Of course, the problem with the neutral as people like Irigaray have pointed out is that it frequently masquerades as an unmarked normative masculine. On the other hand, fundamentalists more than anyone rigidly insist on the impermeability of gender roles. So maybe there has to be some kind of movement between those two positions, that doesn't erase specificity but consititutes women as just regular people without us being constrained too much..

OR, would it mean that gender ceases to become meaningful? So, "woman" of itself would simply signify less, telling us nothing of desires, dreams, abilities and such?

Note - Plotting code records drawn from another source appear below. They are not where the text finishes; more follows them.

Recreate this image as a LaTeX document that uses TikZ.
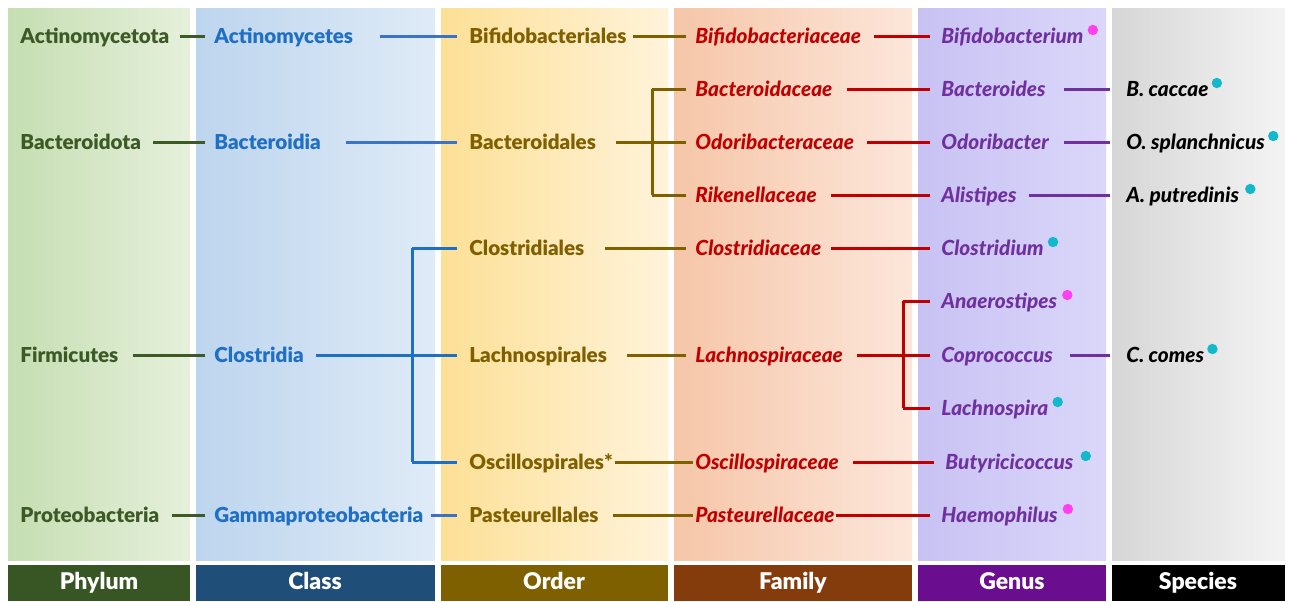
\documentclass[tikz,border=0pt]{standalone}
\usepackage{fontspec}
\setmainfont{Lato}[BoldFont={Lato Black},BoldItalicFont={Lato Black Italic}]
\usetikzlibrary{positioning}
\definecolor{phyc}{HTML}{3D5A26}
\definecolor{clac}{HTML}{1F6FC5}
\definecolor{clal}{HTML}{3C73C6}
\definecolor{ordc}{HTML}{7F6000}
\definecolor{famc}{HTML}{C00000}
\definecolor{genc}{HTML}{7030A0}
\definecolor{pinkdot}{HTML}{FF40F0}
\definecolor{cyandot}{HTML}{12B9CC}
\definecolor{phyA}{HTML}{C5DEB2}\definecolor{phyB}{HTML}{E6F0DB}
\definecolor{claA}{HTML}{BDD5EE}\definecolor{claB}{HTML}{DFEBF7}
\definecolor{ordA}{HTML}{FDE096}\definecolor{ordB}{HTML}{FFF3DA}
\definecolor{famA}{HTML}{F6C6A8}\definecolor{famB}{HTML}{FCE6DA}
\definecolor{genA}{HTML}{C8C2F3}\definecolor{genB}{HTML}{DAD7FA}
\definecolor{spcA}{HTML}{D6D6D6}\definecolor{spcB}{HTML}{F4F4F4}
\definecolor{phyH}{HTML}{375623}
\definecolor{claH}{HTML}{1F4E79}
\definecolor{ordH}{HTML}{7F6000}
\definecolor{famH}{HTML}{843C0C}
\definecolor{genH}{HTML}{6A0D8F}
\tikzstyle{tx}=[anchor=west,inner sep=0pt,text height=7.5pt,text depth=0pt,font=\bfseries\fontsize{10.3}{12}\selectfont]
\tikzstyle{itx}=[tx,font=\bfseries\itshape\fontsize{10.4}{12}\selectfont]
\tikzstyle{hd}=[text=white,text height=8.5pt,text depth=2pt,font=\bfseries\fontsize{11.5}{14}\selectfont]
\tikzstyle{ln}=[line width=1.5pt]
\tikzstyle{pl}=[ln,phyc,shorten <=5pt,shorten >=4.5pt]
\tikzstyle{cl}=[ln,clal,shorten <=6pt,shorten >=6pt]
\tikzstyle{ol}=[ln,ordc,shorten <=10pt,shorten >=4.5pt]
\tikzstyle{fl}=[ln,famc,shorten <=7pt,shorten >=5.5pt]
\tikzstyle{gl}=[ln,genc,shorten <=8pt,shorten >=8pt]
\tikzstyle{pd}=[pinkdot]
\tikzstyle{cd}=[cyandot]

\begin{document}
\begin{tikzpicture}[x=0.5pt,y=-0.5pt]
\useasboundingbox (0,0) rectangle (1289,601);
\fill[white] (0,0) rectangle (1289,601);
\shade[left color=phyA,right color=phyB] (8,8) rectangle (190,560);
\shade[left color=claA,right color=claB] (196,8) rectangle (435,560);
\shade[left color=ordA,right color=ordB] (441,8) rectangle (668,560);
\shade[left color=famA,right color=famB] (674,8) rectangle (912,560);
\shade[left color=genA,right color=genB] (918,8) rectangle (1106,560);
\shade[left color=spcA,right color=spcB] (1112,8) rectangle (1285,560);

\fill[phyH] (8,565) rectangle (190,601);
\fill[claH] (196,565) rectangle (435,601);
\fill[ordH] (441,565) rectangle (668,601);
\fill[famH] (674,565) rectangle (912,601);
\fill[genH] (918,565) rectangle (1106,601);
\fill[black] (1112,565) rectangle (1285,601);
\node[hd] (hp) at (99,583) {Phylum};
\node[hd] (hc) at (315,583) {Class};
\node[hd] (ho) at (554,583) {Order};
\node[hd] (hf) at (793,583) {Family};
\node[hd] (hg) at (1012,583) {Genus};
\node[hd] (hs) at (1198,583) {Species};

\node[tx,phyc] (p1) at (20,36) {Actinomycetota};
\node[tx,phyc] (p2) at (20,142) {Bacteroidota};
\node[tx,phyc] (p3) at (20,355) {Firmicutes};
\node[tx,phyc] (p4) at (20,515) {Proteobacteria};

\node[tx,clac] (c1) at (214,36) {Actinomycetes};
\node[tx,clac] (c2) at (214,142) {Bacteroidia};
\node[tx,clac] (c3) at (214,355) {Clostridia};
\node[tx,clac] (c4) at (214,515) {Gammaproteobacteria};

\node[tx,ordc] (o1) at (469,36) {Bifidobacteriales};
\node[tx,ordc] (o2) at (469,142) {Bacteroidales};
\node[tx,ordc] (o3) at (469,248) {Clostridiales};
\node[tx,ordc] (o4) at (469,355) {Lachnospirales};
\node[tx,ordc] (o5) at (469,462) {Oscillospirales*};
\node[tx,ordc] (o6) at (469,515) {Pasteurellales};

\node[itx,famc] (f1) at (695,36) {Bifidobacteriaceae};
\node[itx,famc] (f2) at (695,89) {Bacteroidaceae};
\node[itx,famc] (f3) at (695,142) {Odoribacteraceae};
\node[itx,famc] (f4) at (695,195) {Rikenellaceae};
\node[itx,famc] (f5) at (695,248) {Clostridiaceae};
\node[itx,famc] (f6) at (695,355) {Lachnospiraceae};
\node[itx,famc] (f7) at (695,462) {Oscillospiraceae};
\node[itx,famc] (f8) at (695,515) {Pasteurellaceae};

\node[itx,genc] (g1) at (941,36) {Bifidobacterium};
\node[itx,genc] (g2) at (941,89) {Bacteroides};
\node[itx,genc] (g3) at (941,142) {Odoribacter};
\node[itx,genc] (g4) at (941,195) {Alistipes};
\node[itx,genc] (g5) at (941,248) {Clostridium};
\node[itx,genc] (g6) at (941,301) {Anaerostipes};
\node[itx,genc] (g7) at (941,355) {Coprococcus};
\node[itx,genc] (g8) at (941,408) {Lachnospira};
\node[itx,genc] (g9) at (945,462) {Butyricicoccus};
\node[itx,genc] (g10) at (941,515) {Haemophilus};

\node[itx,black] (s1) at (1126,89) {B. caccae};
\node[itx,black] (s2) at (1126,142) {O. splanchnicus};
\node[itx,black] (s3) at (1126,195) {A. putredinis};
\node[itx,black] (s4) at (1126,355) {C. comes};

\coordinate (bo) at (652,142);
\coordinate (bc) at (412,355);
\coordinate (bf) at (903,355);

\draw[pl] (p1.east) -- (c1.west);
\draw[pl,shorten <=6pt] (p2.east) -- (c2.west);
\draw[pl,shorten <=7pt] (p3.east) -- (c3.west);
\draw[pl,shorten <=6pt] (p4.east) -- (c4.west);

\draw[cl,shorten <=13pt] (c1.east) -- (o1.west);
\draw[cl,shorten <=12.5pt] (c2.east) -- (o2.west);
\draw[cl,shorten <=3.5pt,shorten >=6pt] (c4.east) -- (o6.west);
\draw[cl,clac,shorten >=0pt] (c3.east) -- (bc);
\draw[ln,clac,shorten >=6pt] (bc |- o3) -- (o3.west);
\draw[ln,clac,shorten >=6pt] (bc) -- (o4.west);
\draw[ln,clac,shorten >=6pt] (bc |- o5) -- (o5.west);
\draw[ln,clac] (bc |- o3) -- (bc |- o5);

\draw[ol,shorten <=3pt] (o1.east) -- (f1.west);
\draw[ol,shorten >=0pt] (o2.east) -- (bo);
\draw[ln,ordc,shorten >=4.5pt] (bo |- f2) -- (f2.west);
\draw[ln,ordc,shorten >=4.5pt] (bo) -- (f3.west);
\draw[ln,ordc,shorten >=4.5pt] (bo |- f4) -- (f4.west);
\draw[ln,ordc] (bo |- f2) -- (bo |- f4);
\draw[ol] (o3.east) -- (f5.west);
\draw[ol] (o4.east) -- (f6.west);
\draw[ol,shorten <=1pt,shorten >=1pt] (o5.east) -- (f7.west);
\draw[ol,shorten <=7pt,shorten >=1pt] (o6.east) -- (f8.west);

\draw[fl,shorten <=6.5pt] (f1.east) -- (g1.west);
\draw[fl] (f2.east) -- (g2.west);
\draw[fl,shorten <=6.5pt] (f3.east) -- (g3.west);
\draw[fl] (f4.east) -- (g4.west);
\draw[fl,shorten <=4.5pt] (f5.east) -- (g5.west);
\draw[fl,shorten >=0pt] (f6.east) -- (bf);
\draw[ln,famc,shorten >=5.5pt] (bf |- g6) -- (g6.west);
\draw[ln,famc,shorten >=5.5pt] (bf) -- (g7.west);
\draw[ln,famc,shorten >=5.5pt] (bf |- g8) -- (g8.west);
\draw[ln,famc] (bf |- g6) -- (bf |- g8);
\draw[fl] (f7.east) -- (g9.west);
\draw[fl,shorten <=0.5pt] (f8.east) -- (g10.west);

\draw[gl,shorten <=9pt] (g2.east) -- (s1.west);
\draw[gl,shorten <=7.5pt] (g3.east) -- (s2.west);
\draw[gl,shorten <=6pt] (g4.east) -- (s3.west);
\draw[gl,shorten <=8.5pt] (g7.east) -- (s4.west);

\fill[pd] ([xshift=4.5pt,yshift=3pt]g1.east) circle (2.6pt);
\fill[cd] ([xshift=4.5pt,yshift=3pt]g5.east) circle (2.6pt);
\fill[pd] ([xshift=5pt,yshift=3pt]g6.east) circle (2.6pt);
\fill[cd] ([xshift=4.5pt,yshift=3pt]g8.east) circle (2.6pt);
\fill[cd] ([xshift=6pt,yshift=3pt]g9.east) circle (2.6pt);
\fill[pd] ([xshift=5pt,yshift=3pt]g10.east) circle (2.6pt);
\fill[cd] ([xshift=4pt,yshift=3pt]s1.east) circle (2.6pt);
\fill[cd] ([xshift=4pt,yshift=3pt]s2.east) circle (2.6pt);
\fill[cd] ([xshift=5.5pt,yshift=3pt]s3.east) circle (2.6pt);
\fill[cd] ([xshift=4pt,yshift=3pt]s4.east) circle (2.6pt);
\end{tikzpicture}
\end{document}
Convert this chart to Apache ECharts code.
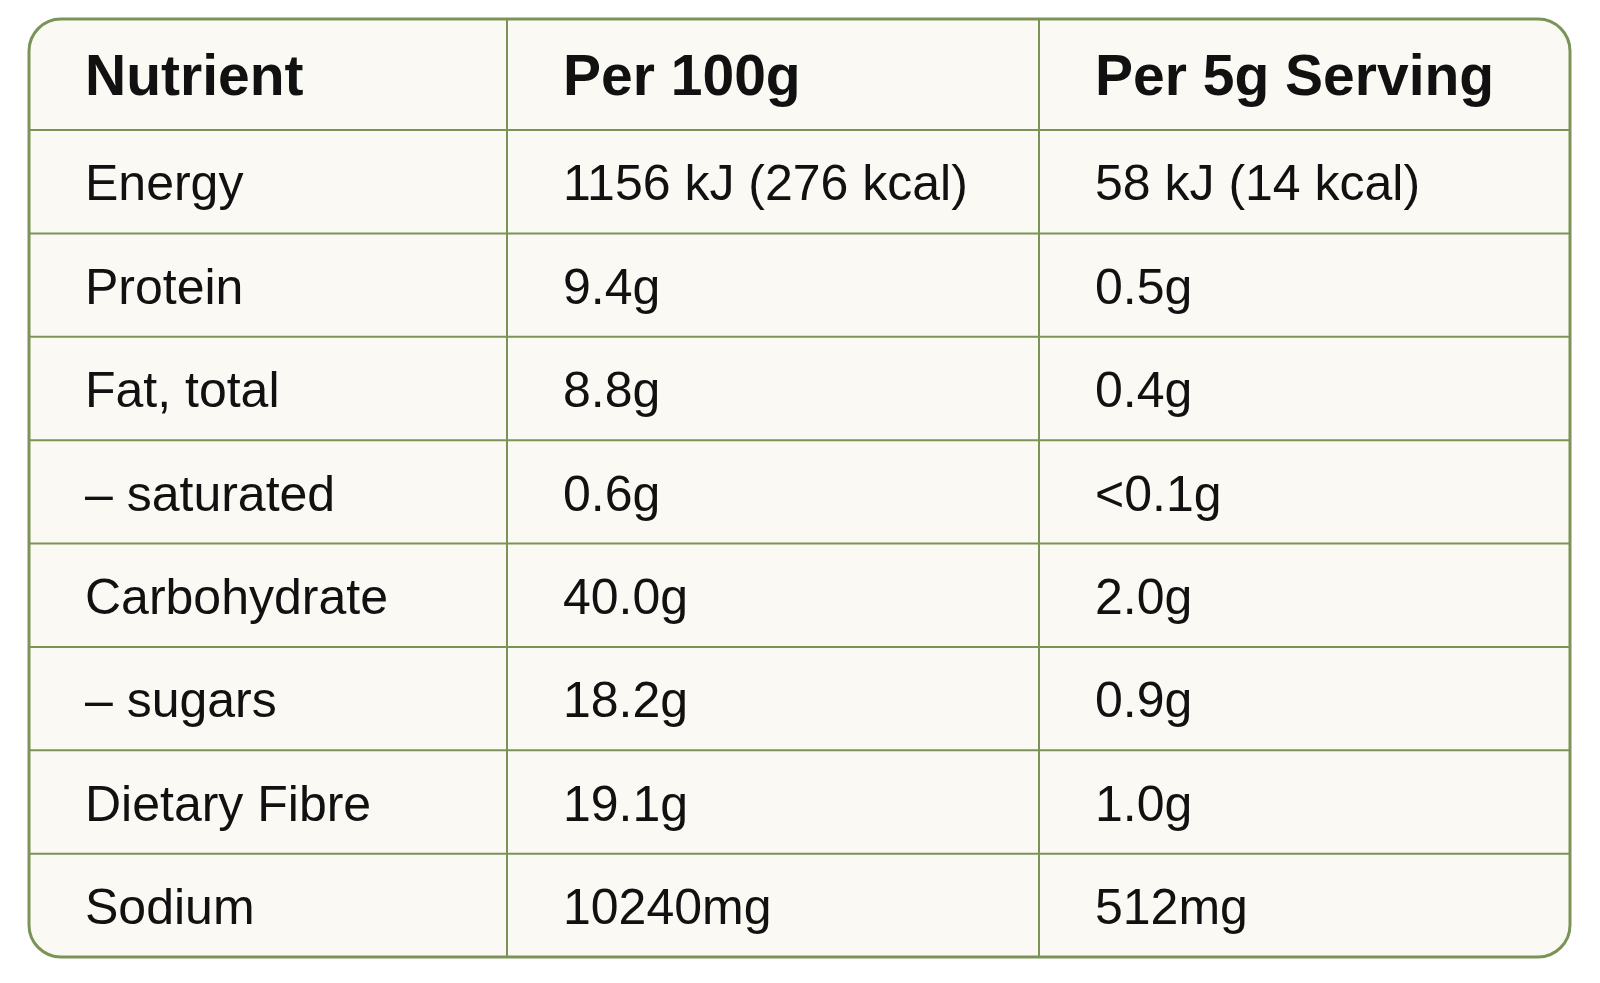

You could take institutional steps towards that by removing gender from things like passports and forms because it tells us nothing, constructs and constrains people (and we have photo ID anyway). Social and cultural steps would be harder.

I also think that making the boundaries more permeable would be really helpful. Trans people problematise binary gender categories by pointing out they're changeable. Genderqueer or third gender people disrupt the binary in another. I guess, a million different genders would be A Very Good Start imo.

Feminist Avatar said...

How the removal of gender distinction works differs across theorists, but I like to think about it as 'woman' would signify less. So, it would like the difference between having blue and brown eyes. The physical difference is real, but it doesn't mean much, and it certainly doesn't define your fate. And as such, changing sex wouldn't be such a big deal (to the world- it would still be significant to the individual), because there wouldn't be so much riding on it, just the happiness of the individual.

I think removing gender from things like passports is a good idea. I know that some people wouldn't like it because they would argue that it could lead to gender discrimination, but with no way of monitoring it- but equally by focusing on gender we reinforce the binary.

Speaking of male-centric teaching, my husband, a computing teacher, came home from school having seen the biology lesson- where students were taught that when a man puts his penis in the vagina it brings pleasure for both parties FULL STOP. No discussion about consent or technique- it's just a biological fact. I was dumbstruck.

queen emily said...

Oy, that's horrible. Sex ed would be another good place for a feminist intervention. Trying to remove the phallocentric notion of "foreplay" leading up to penetrative sex would be good to make sex more female centred. And being more queer friendly, obviously.

>>>And as such, changing sex wouldn't be such a big deal (to the world- it would still be significant to the individual), because there wouldn't be so much riding on it, just the happiness of the individual.